— Par Max Dorléans et Marcel Sellaye (GRS) —
On sait que depuis leur prise de fonction à la direction du CHUM en lieu et place de l’ancien directeur Estienne – mis de côté pour n’avoir pas réussi ou plutôt avoir trop tardé dans la mise en place des mesures draconiennes – le trio des inspecteurs dépêché par la ministre de la Santé, fait la chasse, en silence et sans véritable pression syndicale ou autre, à tout ce qu’ils estiment inefficient pour le fonctionnement de l’hôpital. C’est d’ailleurs le sens de leur lettre de mission qu’ils poursuivent visiblement sans perturbation majeure, sans trop de soucier des exigences de fond de la communauté des médicaux, paramédicaux et autres, à qui l’on demande de travailler toujours plus, sans tous les moyens nécessaires, mais avec leur seule conscience professionnelle.
Dans ce même ordre d’idées, et évidemment en droite ligne des orientations austéritaires déjà prises, le chef du gouvernement et la ministre de la Santé viennent d’annoncer le lancement prochain de « concertation à tous niveaux » et de « réflexions intenses » d’une durée de 3 mois (mars à mai) pour aboutir à une réforme « globale, cohérente, méthodique » de l’ensemble du système de santé, estimant que « le temps des rafistolages est révolu ».
Le gouvernement ayant déjà arrêté les « cinq grands chantiers » sur lesquels devront plancher autorités, experts et citoyens, il devrait s’agir pour le « Collectif Douvan Douvan » et/ou les organisations syndicales, de les aborder sans crainte, mais avec leurs propres réponses.

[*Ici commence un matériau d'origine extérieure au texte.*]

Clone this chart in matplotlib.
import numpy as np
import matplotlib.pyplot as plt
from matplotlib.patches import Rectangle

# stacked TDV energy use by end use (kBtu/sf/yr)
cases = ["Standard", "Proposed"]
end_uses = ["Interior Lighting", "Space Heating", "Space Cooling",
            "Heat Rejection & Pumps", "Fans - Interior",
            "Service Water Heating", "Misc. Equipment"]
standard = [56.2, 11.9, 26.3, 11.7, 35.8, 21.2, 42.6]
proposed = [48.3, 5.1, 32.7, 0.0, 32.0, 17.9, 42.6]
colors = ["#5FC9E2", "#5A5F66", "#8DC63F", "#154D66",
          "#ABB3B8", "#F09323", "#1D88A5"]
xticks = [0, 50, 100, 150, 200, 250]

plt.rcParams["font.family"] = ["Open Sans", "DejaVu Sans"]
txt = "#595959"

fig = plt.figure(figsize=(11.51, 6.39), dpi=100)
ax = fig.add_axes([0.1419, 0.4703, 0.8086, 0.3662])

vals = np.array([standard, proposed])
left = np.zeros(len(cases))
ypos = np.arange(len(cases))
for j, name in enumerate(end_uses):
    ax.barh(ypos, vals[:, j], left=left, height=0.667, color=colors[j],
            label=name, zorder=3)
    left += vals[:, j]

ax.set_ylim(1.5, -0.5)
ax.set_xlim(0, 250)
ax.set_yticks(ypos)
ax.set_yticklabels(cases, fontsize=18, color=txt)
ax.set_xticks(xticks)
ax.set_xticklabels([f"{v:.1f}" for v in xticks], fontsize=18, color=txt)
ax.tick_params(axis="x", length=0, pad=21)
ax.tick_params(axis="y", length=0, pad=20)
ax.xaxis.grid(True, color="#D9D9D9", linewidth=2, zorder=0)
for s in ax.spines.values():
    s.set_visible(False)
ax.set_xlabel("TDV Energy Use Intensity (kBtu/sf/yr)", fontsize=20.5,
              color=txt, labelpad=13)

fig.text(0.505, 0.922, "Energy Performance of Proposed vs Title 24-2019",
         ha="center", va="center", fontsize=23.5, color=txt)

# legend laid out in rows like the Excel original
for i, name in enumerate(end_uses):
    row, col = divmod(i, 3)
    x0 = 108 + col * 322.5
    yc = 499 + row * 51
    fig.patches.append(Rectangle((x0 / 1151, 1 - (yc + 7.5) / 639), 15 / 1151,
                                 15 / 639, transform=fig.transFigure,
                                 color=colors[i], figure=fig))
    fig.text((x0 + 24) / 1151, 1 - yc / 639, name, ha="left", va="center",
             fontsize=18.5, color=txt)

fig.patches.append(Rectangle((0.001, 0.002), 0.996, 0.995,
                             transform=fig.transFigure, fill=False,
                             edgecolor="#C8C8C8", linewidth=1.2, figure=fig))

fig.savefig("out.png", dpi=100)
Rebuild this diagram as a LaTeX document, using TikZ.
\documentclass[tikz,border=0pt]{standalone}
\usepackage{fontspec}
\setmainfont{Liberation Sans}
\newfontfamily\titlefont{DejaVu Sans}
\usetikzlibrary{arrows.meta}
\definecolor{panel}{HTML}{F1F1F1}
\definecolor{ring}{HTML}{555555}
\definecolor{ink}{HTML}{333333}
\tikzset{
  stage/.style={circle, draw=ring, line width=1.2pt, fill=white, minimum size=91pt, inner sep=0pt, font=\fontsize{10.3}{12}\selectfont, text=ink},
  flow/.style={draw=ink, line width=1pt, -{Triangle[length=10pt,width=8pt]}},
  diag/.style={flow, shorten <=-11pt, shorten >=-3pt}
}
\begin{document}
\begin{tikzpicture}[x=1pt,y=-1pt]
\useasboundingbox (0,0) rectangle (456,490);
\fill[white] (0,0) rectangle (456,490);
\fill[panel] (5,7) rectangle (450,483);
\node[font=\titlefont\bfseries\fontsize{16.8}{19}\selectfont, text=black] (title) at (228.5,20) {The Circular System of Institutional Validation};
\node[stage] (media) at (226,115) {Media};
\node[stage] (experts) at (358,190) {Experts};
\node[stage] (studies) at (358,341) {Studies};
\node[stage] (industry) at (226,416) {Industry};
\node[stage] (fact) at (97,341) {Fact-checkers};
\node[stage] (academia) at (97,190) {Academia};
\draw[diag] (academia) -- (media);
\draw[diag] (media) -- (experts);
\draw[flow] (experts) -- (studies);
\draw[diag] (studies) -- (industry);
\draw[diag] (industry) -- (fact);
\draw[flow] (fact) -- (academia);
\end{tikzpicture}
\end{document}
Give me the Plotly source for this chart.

C’est-à-dire se saisir de cette opportunité pour faire entendre leurs points de vue, et surtout pour associer, comme prévu, la population à la lutte pour un CHUM digne de ce nom, et plus largement pour un véritable service public hospitalier en Martinique.
Il se peut qu’ici en Martinique, au vu de la lettre de mission entre les mains du trio, la discussion sur les « cinq grands chantiers » ne prenne pas la même forme qu’en France. Reste que cette lettre englobe peu ou prou les questions en débat à venir. Puisqu’il s’agit de « qualité et pertinence des soins », de « modes de financements », de « développement du numérique », de « formation des professionnels de santé », de « gestion des ressources humaines à l’hôpital et d’organisation territoriale de ces derniers » d’une part et d’autre part sur les questions de « regroupements d’hôpitaux », du « virage ambulatoire », de la « modification de la T2A » ou encore de l’ « instauration d’un service sanitaire pour les étudiants en santé ». Et que la question cruciale pour le trio est la l’amélioration de la productivité, qui passe fondamentalement pour eux, par la réduction des effectifs.
Prenons l’exemple de la « tarification à l’activité » (T2A). Après avoir été présentée depuis 15 ans comme la formule miracle pour financer les établissements hospitaliers, voici aujourd’hui Buzyn qui la déclare « arrivée au bout d’un système » et responsable pour les personnels de « la perte de sens » de leur métier. Une déclaration qui fait suite à sa récente dénonciation de ses effets pervers, notamment celui relatif à la course à la rentabilité à laquelle elle pousse, par la multiplication des actes qui rapportent le plus. Et qui par ailleurs s’est réalisée depuis sa mise en place, au détriment des malades et d’une utilisation rationnelle et intelligente des ressources de la Sécurité sociale.
Une déclaration donc sur la T2A, à mettre en relation avec une autre question en débat à venir, et qui concerne la « qualité des soins ». En effet comment vouloir partout une qualité des soins, et dans le même temps pousser, au nom d’une supposée « qualité insuffisante », à la des fermetures de lits, de services et d’établissements. Comment en effet ne pas comprendre que « la perte de sens » de leur métier par les personnels, et encore le recul de la qualité des soins que reconnaissent les syndicats et personnels, sont précisément dus à la réduction des effectifs, à la dégradation des conditions de travail, au travail en permanence en flux tendus, au manque ou à l’insuffisance de matériels et de moyens, à l’impossibilité pour les personnels de prendre leurs repos salutaires et de se former…
Alors ne boudons pas le plaisir de nous opposer clairement et fermement à Buzyn dont la l’objectif est de réduire les déficits et les dépenses publiques. En l’occurrence de mettre les hôpitaux sous pression en leur imposant toujours plus de contraintes budgétaires. Ce qu’elle entend voir réalisé avec le trio d’inspecteurs à la tête du CHUM pour quelques mois encore, par une réduction de la masse salariale, donc des effectifs. Ce qui évidemment est à l’opposé des intérêts de la population.
C’est cette orientation mortifère que nous devons combattre pour construire un véritable service public hospitalier et de santé en Martinique. Cependant notre noble objectif a pour fondement principal, la mobilisation de la population.